“Hoje em dia, sinceramente, tudo me parece bom”

Entrevista com Carlos Gaspar Koch, agente da ONG "Telefone da Esperança". Apesar de ser cego, coopera como orientador dando a mão a pessoas em crise psicológica. “Viver é uma grande aventura”, afirma.

Carlos Gaspar Koch pertence ao Opus Dei desde 1955. Ele e a sua mulher, Stella, são cegos. Têm três filhos: Marta. de 11 anos, Itziar, de 8, e Jorge, com 1. Carlos coopera numa ONG que atende pessoas em situação de crise psicológica. Para levar a cabo melhor esta actividade, começou a estudar o curso de Psicologia.

Que significa, para uma pessoa como o senhor, viver sem ver a vida?

Para mim viver é essencialmente uma grande aventura da qual cada dia é um novo episódio: a aventura da minha felicidade e da dos outros. A mim tem-me ajudado muito considerar Deus como pai e como amigo, que melhor me conhece. Deste modo a vida adquire uma nova dimensão: viver passa a significar íntima relação através dos acontecimentos da vida quotidiana. Além disso, sei que sempre poderei ser útil a alguém. Uma oportunidade é-me oferecida actualmente pelo Telefone da Esperança, uma ONG na qual colaboro. Em tudo isto, há ensinamentos de S. Josemaría que têm constituído um estímulo importante; por exemplo, há um ponto de “Caminho” que diz “Não podes viver de costas voltadas para a multidão: é preciso que tenhas ânsias de torná-la feliz”.

E a cegueira, que supôs para si?

A perda da vista foi uma circunstância vital crítica. Agora, hoje em dia, sinceramente, tudo me parece bom. Esta crise ajudou-me a voltar a reparar em coisas que estavam silenciadas e levou-me a encarar bem de frente a minha realidade de então: fiquei diante da minha própria vida. Por motivo da cegueira, descobri assuntos e perspectivas que tinha de ver de novo, e valorizei coisas na minha pessoa que até aquele momento me tinham passado desapercebidas. É difícil explicar como aprendi a relativizar os acontecimentos e, ao mesmo tempo, valorizar a minha existência ao encontrar-me com a de Deus.
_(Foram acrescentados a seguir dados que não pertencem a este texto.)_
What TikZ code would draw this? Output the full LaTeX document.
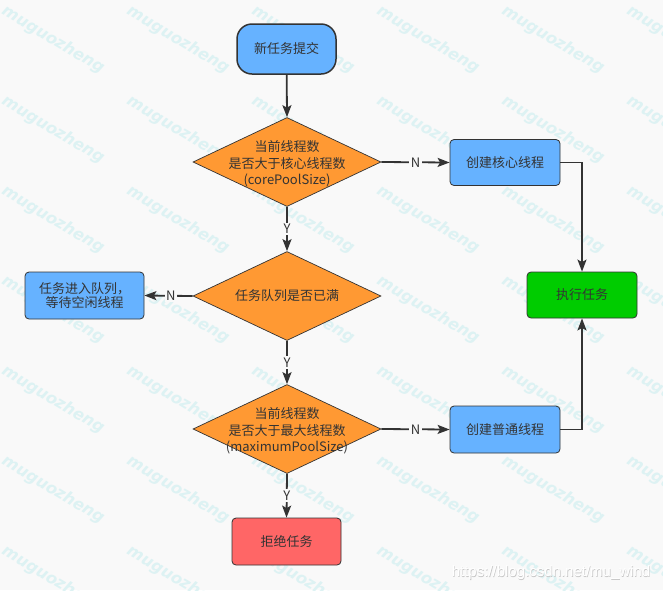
\documentclass[tikz,border=0pt]{standalone}
\usepackage{fontspec}
\setmainfont{Noto Sans CJK SC}
\newfontfamily\wmfont{DejaVu Sans}
\newfontfamily\urlfont{Liberation Sans}
\usetikzlibrary{shapes.geometric,arrows.meta}
\definecolor{bgc}{HTML}{F9F9F9}
\definecolor{wmc}{HTML}{DDF2F3}
\definecolor{blueb}{HTML}{66B2FF}
\definecolor{orangeb}{HTML}{FF9933}
\definecolor{greenb}{HTML}{00CC00}
\definecolor{redb}{HTML}{FF6666}
\definecolor{linec}{HTML}{333333}
\definecolor{txtc}{HTML}{333333}
\tikzset{
  box/.style={draw=linec, line width=0.8pt, rounded corners=4pt, minimum width=110pt, minimum height=46pt, inner sep=2pt, text=txtc, font=\fontsize{13}{15}\selectfont, align=center},
  startbox/.style={draw=linec, line width=1.5pt, rounded corners=15pt, fill=blueb, minimum width=99pt, minimum height=50pt, text=txtc, font=\fontsize{13}{15}\selectfont},
  dia/.style={diamond, draw=linec, line width=0.7pt, fill=orangeb, minimum width=188pt, minimum height=89pt, inner sep=0pt},
  diatext/.style={text=txtc, font=\fontsize{13}{16.7}\selectfont, align=center, inner sep=0pt},
  conn/.style={draw=linec, line width=1.8pt, -{Stealth[length=12pt,width=9pt,inset=2.5pt]}},
  lbl/.style={fill=bgc, text=txtc, font=\fontsize{13}{15}\selectfont, inner sep=1.5pt},
  wm/.style={text=wmc, font=\wmfont\bfseries\itshape\fontsize{16}{18}\selectfont, rotate=-31}
}
\begin{document}
\begin{tikzpicture}[x=1pt,y=-1pt]
\fill[bgc] (0,0) rectangle (663,590);
\useasboundingbox (0,0) rectangle (663,590);
% watermarks
\foreach \i in {0,...,5}{
  \foreach \j in {0,...,6}{
    \node[wm] (wm-\i-\j) at ({53+125*\i},{40+90*\j}) {muguozheng};
  }
}
% nodes
\node[startbox] (start) at (286.5,49) {新任务提交};
\node[dia] (d1) at (287,162) {};
\node[diatext] (d1t) at (287,164) {当前线程数\\是否大于核心线程数\\(corePoolSize)};
\node[box, fill=blueb] (core) at (505,162.5) {创建核心线程};
\node[box, fill=greenb] (exec) at (582,295) {执行任务};
\node[dia] (d2) at (287,296) {};
\node[diatext] (d2t) at (287,296) {任务队列是否已满};
\node[box, fill=blueb, minimum width=119pt, minimum height=47pt, font=\fontsize{13}{14.5}\selectfont] (queue) at (84.5,295.5) {任务进入队列，\\等待空闲线程};
\node[dia] (d3) at (287,429) {};
\node[diatext] (d3t) at (287,431) {当前线程数\\是否大于最大线程数\\(maximumPoolSize)};
\node[box, fill=blueb, minimum height=47pt] (normal) at (505,429.5) {创建普通线程};
\node[box, fill=redb, minimum width=109pt, minimum height=47pt] (reject) at (286.5,541.5) {拒绝任务};
% connectors
\draw[conn] (start) -- (d1.north);
\draw[conn] (d1.east) -- node[lbl] (n1) {N} (core.west);
\draw[conn] (d1.south) -- node[lbl] (y1) {Y} (d2.north);
\draw[conn] (d2.west) -- node[lbl, pos=0.45] (n2) {N} (queue.east);
\draw[conn] (d2.south) -- node[lbl] (y2) {Y} (d3.north);
\draw[conn] (d3.east) -- node[lbl] (n3) {N} (normal.west);
\draw[conn] (d3.south) -- node[lbl] (y3) {Y} (reject.north);
\draw[conn] (core.east) -| (exec.north);
\draw[conn] (normal.east) -| (exec.south);
% url text
\node[text=black!22, font=\urlfont\fontsize{15}{17}\selectfont] (url0) at (551.6,573.6) {https://blog.csdn.net/mu\_wind};
\node[text=white, font=\urlfont\fontsize{15}{17}\selectfont] (url) at (551,573) {https://blog.csdn.net/mu\_wind};
\end{tikzpicture}
\end{document}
Como é que encontrou Deus?

É uma longa história difícil de resumir. Quando fiquei cego, a primeira reacção foi de surpresa, sentimento que logo passou a ser de angústia e de certa solidão. Quem era eu…? Toda a segurança que tinha ficou despedaçada…Mas depois, quando me senti pessoalmente compreendido e acolhido, experimentei uma imensa serenidade. Vislumbrei de onde e até onde a minha existência tinha uma explicação: penso que é justo dizer que encontrei Deus no amor.

Com o tempo Deus foi-me sugerindo também como dar sentido pleno à minha vida. Experimentei na própria pele que Deus convida, pede e dispõe as ajudas necessárias para o nosso caminho: uma pessoa do Opus Dei cruzou-se na minha vida e a sua amizade e ajuda naqueles dias motivaram a minha aproximação ao trabalho espiritual e formativa da Prelatura até que discerni como possível para mim a vocação para o Opus Dei.

Em que consiste a sua colaboração com o Telefone da Esperança?

Fundamentalmente sou agente de ONG e coopero como orientador deitando a mão a pessoas em crise psicológica. Atendo bastantes consultas pelo telefone e também recebo visitas na própria sede da organização. Para levar a cabo esta actividade com profissionalismo, comecei a tirar o curso de psicologia, do que me alegro, porque adquiri conhecimentos que são de grande ajuda para este projecto.

E a sua esposa, que diz de tudo isto?

Stella, que é psicóloga em exercício, apoia-me completamente e é uma grande ajuda. Além disso, juntos embarcamos para levar por diante, um grupo de formação matrimonial. Neste momento, parece-nos vital defender a união conjugal, como um vínculo de amor, como projecto comum que se consolida mais em cada dia. Além disso, Stella e eu pensamos que a actividade dos pais é importantíssima na educação dos filhos, uma responsabilidade que não se pode delegar. Mas sobretudo queremos transmitir uma perspectiva mais ampla o matrimónio, uma vocação, como dizia o fundador do Opus Dei, um caminho divino.